My advice for freelancers is to bury that resume. Stop sending it out and start acting like the business owner you are. You can land better gigs and get more respect as an independent professional when you stop starting business relationships giving people the impression that they can treat you like a traditional employee. Why are resumes a potential problem? Let’s talk about it.
Why Resumes Aren’t the Best Option for Freelance Professionals
As a freelancer, you are not an employee. You should not be treated like one. You’re a business owner. You have freedom and flexibility employees don’t have. And in exchange for that you take on added responsibilities like paying more taxes and business expenses which saves clients money. Clients also can’t treat you the same way they treat employees. For example (in the U.S. specifically) clients of freelancers generally can’t determine basic things like when or how you’ll work or what tools you’ll use. You’re the business owner. Those things are up to you.
When you start that relationship with something like a resume, you put yourself in line with employees. That’s not the image you should start out with. All a client needs to know to make a hiring decision is that you’re qualified to do the job and what you plan to charge for it. They can get that information in other places without insisting on kicking off the relationship in employer-employee style.
Benefits of Focusing on Portfolios Instead of Resumes
Your professional website and portfolio are pretty typical ways to handle things as a freelancer. Your portfolio can be either online or offline. Here are some of the main benefits of focusing on portfolios instead of resumes:
- You focus on what matters — samples of past work or case studies for those offering consulting services — rather than often-irrelevant things like where you worked as an employee ten years ago or what your GPA was in school. Resumes are more for people and jobs where real results aren’t easily shared and where it’s more about long-term commitment to an employer than specific projects and results. As a freelancer, you’re generally being hired for the latter and samples in a portfolio establish more credibility than a resume ever could.
- You present yourself as a business owner up front rather than an employee-like worker, which can make negotiations on rates and other contract terms easier. When you hire an accountant or plumber they don’t give you a resume.
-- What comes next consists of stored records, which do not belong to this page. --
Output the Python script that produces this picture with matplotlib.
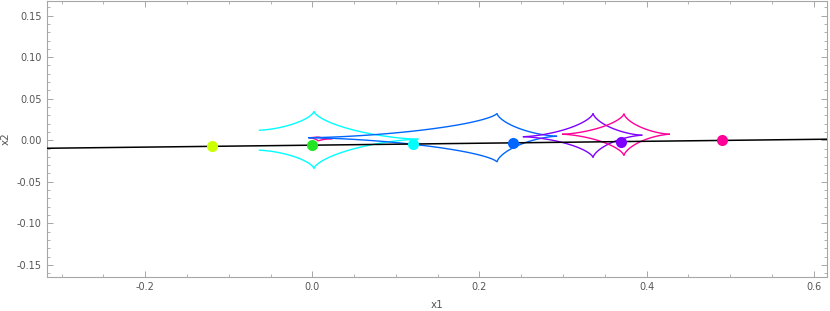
import numpy as np
import matplotlib
matplotlib.use('Agg')
import matplotlib.pyplot as plt
from matplotlib.ticker import MultipleLocator, FormatStrFormatter

# source track (black line) end points
track_x = [-0.318, 0.616]
track_y = [-0.0097, 0.0012]

# source positions along the track
src_x = [-0.12, 0.0, 0.1206, 0.2404, 0.3697, 0.4905]
src_y = [-0.0072, -0.0060, -0.0048, -0.0036, -0.0024, 0.0000]
src_colors = ['#ccff00', '#22e622', '#00ffff', '#0066ff', '#8000ff', '#ff0099']

# caustics: each arc runs from a horizontal cusp to a vertical cusp
cyan_arcs = [((-0.064, 0.012), (0.002, 0.0348)),
             ((-0.064, -0.012), (0.002, -0.0342)),
             ((0.127, 0.0012), (0.002, 0.0348)),
             ((0.127, 0.0012), (0.002, -0.0342))]
blue_arcs = [((-0.005, 0.003), (0.221, 0.0324)),
             ((-0.005, 0.003), (0.221, -0.0264)),
             ((0.293, 0.0048), (0.221, 0.0324)),
             ((0.293, 0.0048), (0.221, -0.0264))]
purple_arcs = [((0.252, 0.0042), (0.336, 0.0324)),
               ((0.252, 0.0042), (0.336, -0.021)),
               ((0.395, 0.006), (0.336, 0.0324)),
               ((0.395, 0.006), (0.336, -0.021))]
magenta_arcs = [((0.299, 0.0072), (0.373, 0.032)),
                ((0.299, 0.0072), (0.373, -0.0186)),
                ((0.428, 0.0072), (0.373, 0.032)),
                ((0.428, 0.0072), (0.373, -0.0186))]
small_arcs = [((-0.004, 0.003), (0.007, 0.0042)),
              ((-0.004, 0.003), (0.007, -0.0012)),
              ((0.024, 0.0018), (0.007, 0.0042)),
              ((0.024, 0.0018), (0.007, -0.0012))]

caustics = [(small_arcs, '#ff0099'), (cyan_arcs, '#00ffff'), (blue_arcs, '#0066ff'),
            (purple_arcs, '#8000ff'), (magenta_arcs, '#ff0099')]


def draw_arc(ax, h, v, color):
	# concave (astroid-like) arc between two cusps
	t = np.linspace(0, np.pi / 2, 80)
	x = v[0] + (h[0] - v[0]) * np.cos(t) ** 3
	y = h[1] + (v[1] - h[1]) * np.sin(t) ** 3
	ax.plot(x, y, color=color, lw=1.0, solid_capstyle='butt', zorder=2)


fig = plt.figure(figsize=(8.3, 3.11), dpi=100)
ax = fig.add_axes([0.0561, 0.1084, 0.9403, 0.8896])

for arcs, col in caustics:
	for h, v in arcs:
		draw_arc(ax, h, v, col)

ax.plot(track_x, track_y, color='black', lw=1.1, zorder=3)
for x, y, c in zip(src_x, src_y, src_colors):
	ax.plot(x, y, 'o', color=c, ms=8, mec='none', zorder=4)

ax.set_xlim(-0.318, 0.616)
ax.set_ylim(-0.165, 0.168)

ax.xaxis.set_major_locator(MultipleLocator(0.2))
ax.xaxis.set_minor_locator(MultipleLocator(0.05))
ax.yaxis.set_major_locator(MultipleLocator(0.05))
ax.yaxis.set_minor_locator(MultipleLocator(0.01))
ax.xaxis.set_major_formatter(FormatStrFormatter('%.1f'))
ax.yaxis.set_major_formatter(FormatStrFormatter('%.2f'))

for s in ax.spines.values():
	s.set_color('#a6a6a6')
	s.set_linewidth(0.8)
ax.tick_params(which='both', direction='in', top=True, right=True,
			   color='#a6a6a6', labelcolor='#555555', labelsize=7)
ax.tick_params(which='major', length=4, width=0.7)
ax.tick_params(which='minor', length=2.2, width=0.6)

ax.set_xlabel('x1', color='#555555', fontsize=7.5, labelpad=6)
ax.set_ylabel('x2', color='#555555', fontsize=7.5, labelpad=4)

fig.savefig('out.png', dpi=100)
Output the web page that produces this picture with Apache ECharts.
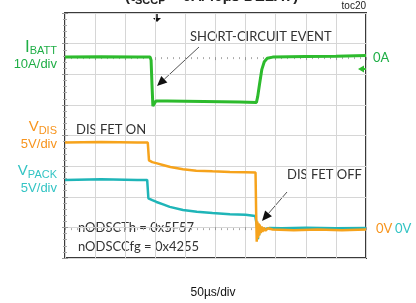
<!DOCTYPE html>
<html>
<head>
<meta charset="utf-8">
<script src="https://cdn.jsdelivr.net/npm/echarts@6/dist/echarts.min.js"></script>
<style>
  html, body { margin: 0; padding: 0; background: #fff; }
  #main { width: 416px; height: 303px; }
</style>
</head>
<body>
<div id="main"></div>
<script>
// time base: 50us/div, 10 div
var timeTicks = [0, 50, 100, 150, 200, 250, 300, 350, 400, 450, 500]

// IBATT (A), 10A/div
var ibattT = [0, 60, 120, 141.5, 143, 144.5, 146, 148, 151, 170, 200, 230, 260, 290, 318, 320, 323, 327, 331, 336, 345, 400, 450, 500]
var ibattA = [0, 0.1, 0, 0, -1, -9, -16, -15.4, -14.3, -14.3, -14.4, -14.5, -14.6, -14.7, -14.8, -13, -9, -4, -1.5, -0.4, 0, 0.2, 0.3, 0.5]

// VDIS (V), 5V/div
var vdisT = [0, 60, 120, 137.5, 139.5, 145, 153, 164, 175, 196, 218, 245, 274, 300, 316.5, 317.5, 318.5, 319.5, 320.5, 321.5, 322.5, 323.5, 325, 326.5, 328, 330, 333, 337, 345, 380, 420, 460, 500]
var vdisV = [14.3, 14.4, 14.3, 14.3, 11.4, 11.1, 10.9, 10.6, 10.3, 9.95, 9.7, 9.6, 9.5, 9.45, 9.4, 3.0, -1.9, 1.4, -1.3, 1.1, -0.9, 0.9, -0.5, 0.6, -0.3, 0.4, -0.1, 0.3, 0.1, 0, 0.1, 0, 0.1]

// VPACK (V), 5V/div
var vpackT = [0, 60, 120, 136.5, 138.5, 145, 152, 163, 174, 196, 219, 245, 274, 300, 316, 318.5, 319.5, 320.5, 321.5, 322.5, 323.5, 325, 326.5, 328, 330, 334, 340, 360, 400, 450, 500]
var vpackV = [8.2, 8.3, 8.2, 8.2, 5.2, 4.9, 4.6, 4.2, 3.8, 3.3, 3.0, 2.8, 2.6, 2.5, 2.3, 2.1, 0.3, -1.5, 1.0, -0.8, 0.7, -0.4, 0.5, 0.1, 0.4, 0.2, 0.35, 0.3, 0.4, 0.3, 0.35]

var GREEN = '#2dbb2d', GREEN_TXT = '#1fae46'
var ORANGE = '#f6a31c', ORANGE_TXT = '#f7941d'
var CYAN = '#1fb5b8', CYAN_TXT = '#33c4c4'
var DARK = '#333333'

// where the 0 marker of each channel sits (in divisions from bottom), and scale per div
var ibattZeroDiv = 6.56, ampsPerDiv = 10
var voltZeroDiv = 0.91, voltsPerDiv = 5

function zip(t, v) {
  return t.map(function (x, i) { return [x, v[i]] })
}

var cv = document.createElement('canvas').getContext('2d')
function textW(str, font) { cv.font = font; return cv.measureText(str).width }

// label with subscript, right aligned at x
function subLabel(main, sub, xRight, y, color, mainFont, subFont, drop) {
  var ws = textW(sub, subFont)
  return [
    { type: 'text', x: xRight - ws, y: y, style: { text: main, fill: color, font: mainFont, textAlign: 'right', textVerticalAlign: 'middle', align: 'right', verticalAlign: 'middle' } },
    { type: 'text', x: xRight, y: y + drop, style: { text: sub, fill: color, font: subFont, textAlign: 'right', textVerticalAlign: 'middle', align: 'right', verticalAlign: 'middle' } }
  ]
}

function txt(str, x, y, color, font, align) {
  return { type: 'text', x: x, y: y, style: { text: str, fill: color, font: font, textAlign: align || 'left', textVerticalAlign: 'middle', align: align || 'left', verticalAlign: 'middle' } }
}

function arrow(x1, y1, x2, y2) {
  var a = Math.atan2(y2 - y1, x2 - x1), L = 10, W = 4.5
  var bx = x2 - L * Math.cos(a), by = y2 - L * Math.sin(a)
  return [
    { type: 'line', shape: { x1: x1, y1: y1, x2: bx, y2: by }, style: { stroke: '#555', lineWidth: 1 } },
    { type: 'polygon', shape: { points: [[x2, y2], [bx + W * Math.sin(a), by - W * Math.cos(a)], [bx - W * Math.sin(a), by + W * Math.cos(a)]] }, style: { fill: '#111' } }
  ]
}

var annFont = '13px Lato'
var titleFont = 'bold 15px "Liberation Sans"', titleSub = 'bold 11px "Liberation Sans"'
var lblFont = '15px "Liberation Sans"', lblSub = '11px "Liberation Sans"', divFont = '13px "Liberation Sans"'

var graphics = []
  .concat(subLabel('I', 'BATT', 57, 47, GREEN_TXT, '17px "Liberation Sans"', lblSub, 4))
  .concat([txt('10A/div', 57, 64, GREEN_TXT, divFont, 'right')])
  .concat(subLabel('V', 'DIS', 57, 127, ORANGE_TXT, lblFont, lblSub, 4))
  .concat([txt('5V/div', 57, 144, ORANGE_TXT, divFont, 'right')])
  .concat(subLabel('V', 'PACK', 57, 171, CYAN_TXT, lblFont, lblSub, 4))
  .concat([txt('5V/div', 57, 188, CYAN_TXT, divFont, 'right')])
  .concat([
    txt('0A', 373, 58, GREEN_TXT, '13px Lato'),
    txt('0V', 376, 229, ORANGE_TXT, '13px Lato'),
    txt('0V', 395, 229, CYAN_TXT, '13px Lato'),
    txt('SHORT-CIRCUIT EVENT', 190, 37, DARK, annFont),
    txt('DIS FET ON', 76, 130, DARK, annFont),
    txt('DIS FET OFF', 287, 175, DARK, annFont),
    txt('nODSCTh = 0x5F57', 78, 228, DARK, annFont),
    txt('nODSCCfg = 0x4255', 78, 247, DARK, annFont),
    txt('50µs/div', 213, 293, '#111', '12px "Liberation Sans"', 'center'),
    txt('toc20', 366, 6, '#222', '10px "Liberation Sans"', 'right'),
    // cut-off title
    { type: 'text', x: 125, y: 4, style: { text: '(t', fill: '#222', font: titleFont, textVerticalAlign: 'bottom', verticalAlign: 'bottom' } },
    { type: 'text', x: 125 + textW('(t', titleFont), y: 6, style: { text: 'SCCP', fill: '#222', font: titleSub, textVerticalAlign: 'bottom', verticalAlign: 'bottom' } },
    { type: 'text', x: 125 + textW('(t', titleFont) + textW('SCCP', titleSub), y: 4, style: { text: ' = 0A/40µs DELAY)', fill: '#222', font: titleFont, textVerticalAlign: 'bottom', verticalAlign: 'bottom' } },
    // trigger marker
    { type: 'line', shape: { x1: 157, y1: 14, x2: 157, y2: 19 }, style: { stroke: '#111', lineWidth: 1.5 } },
    { type: 'polygon', shape: { points: [[153, 18], [161, 18], [157, 22]] }, style: { fill: '#111' } },
    // IBATT ground marker
    { type: 'polygon', shape: { points: [[358, 69], [364, 65.5], [364, 72.5]] }, style: { fill: GREEN } },
    { type: 'line', shape: { x1: 363, y1: 69, x2: 366, y2: 69 }, style: { stroke: GREEN, lineWidth: 2 } }
  ])
  .concat(arrow(199, 47, 157, 86))
  .concat(arrow(287, 192, 262, 221))

function gridAxis(extra) {
  return Object.assign({
    type: 'value',
    axisLabel: { show: false },
    axisLine: { show: false },
    axisTick: { show: true, inside: true, length: 3, lineStyle: { color: '#999', width: 1 } },
    minorTick: { show: true, splitNumber: 5, length: 2, lineStyle: { color: '#aaa', width: 1 } },
    splitLine: { show: false }
  }, extra)
}
function gridLine() {
  return { show: true, lineStyle: { color: '#d6d6d6', type: 'solid', width: 1 } }
}

var myChart = echarts.init(document.getElementById('main'))
var option = {
  animation: false,
  backgroundColor: '#fff',
  grid: { left: 65, top: 13, width: 301, height: 245, show: true, borderColor: '#3a3a3a', borderWidth: 2 },
  xAxis: [
    gridAxis({ min: timeTicks[0], max: timeTicks[timeTicks.length - 1], interval: 50, position: 'bottom', splitLine: gridLine() }),
    gridAxis({ min: timeTicks[0], max: timeTicks[timeTicks.length - 1], interval: 50, position: 'top' })
  ],
  yAxis: [
    // volts axis: ticks counted from min, so each tick lands on a screen division
    gridAxis({ min: -voltZeroDiv * voltsPerDiv, max: (8 - voltZeroDiv) * voltsPerDiv, interval: voltsPerDiv, position: 'left', splitLine: gridLine() }),
    // amps axis on the right
    gridAxis({ min: -ibattZeroDiv * ampsPerDiv, max: (8 - ibattZeroDiv) * ampsPerDiv, interval: ampsPerDiv, position: 'right' })
  ],
  series: [
    { name: 'VPACK', type: 'line', yAxisIndex: 0, symbol: 'none', z: 2, lineStyle: { color: CYAN, width: 2.5 }, data: zip(vpackT, vpackV) },
    { name: 'VDIS', type: 'line', yAxisIndex: 0, symbol: 'none', z: 3, lineStyle: { color: ORANGE, width: 2.5 }, data: zip(vdisT, vdisV) },
    { name: 'IBATT', type: 'line', yAxisIndex: 1, symbol: 'none', z: 4, lineStyle: { color: GREEN, width: 3 }, data: zip(ibattT, ibattA) }
  ],
  graphic: graphics
}
myChart.setOption(option)
</script>
</body>
</html>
As a freelance professional, you’re just as much a business owner. Businesses don’t send resumes. Their websites, case studies, past work examples, and testimonials do the talking for them.
- You put the emphasis on your best work and don’t have to worry about gaps in your employment history or other negatives often highlighted by resumes which are often irrelevant in freelancing. When timing is relevant (such as showing you’re up to date on the latest technical trends if you’re a freelance programmer or designer), you still have the option to highlight that.
- No emphasis is put on how long you stayed with each previous client or employer in a portfolio. In freelancing it’s very common to take on one-off projects and very short contracts. Resumes traditionally focus on longer-term employment. Hiring parties who are used to those traditional resumes and the implications of leaving a company after a brief period could paint you in a negative light, even if only subconsciously. That’s just one more risk you have to take.
If you’re prepared to treat your freelance career as a business in other ways — paying extra taxes, marketing your services, dealing with negotiations and collections, etc. — there’s no good reason not to do the same when trying to land gigs. Resumes are for employees. Build a solid portfolio instead and start your next professional relationship off on a higher level as the business owner you are and not as if you’re some temporary employee stand-in. And remember that if a resume is requested, it’s okay to say “no” (tactfully) and offer a portfolio. I’ve been taking on independent gigs for over a decade now, and rarely have I refused to provide a resume and had a prospect balk (and if they do, these days I walk rather than letting clients start things off by treating me as an employee, and sometimes they still come back) . Most have been perfectly happy with a portfolio instead. But when you’re dealing with new business owners or people used to traditional HR practices, often they just don’t know to ask for it.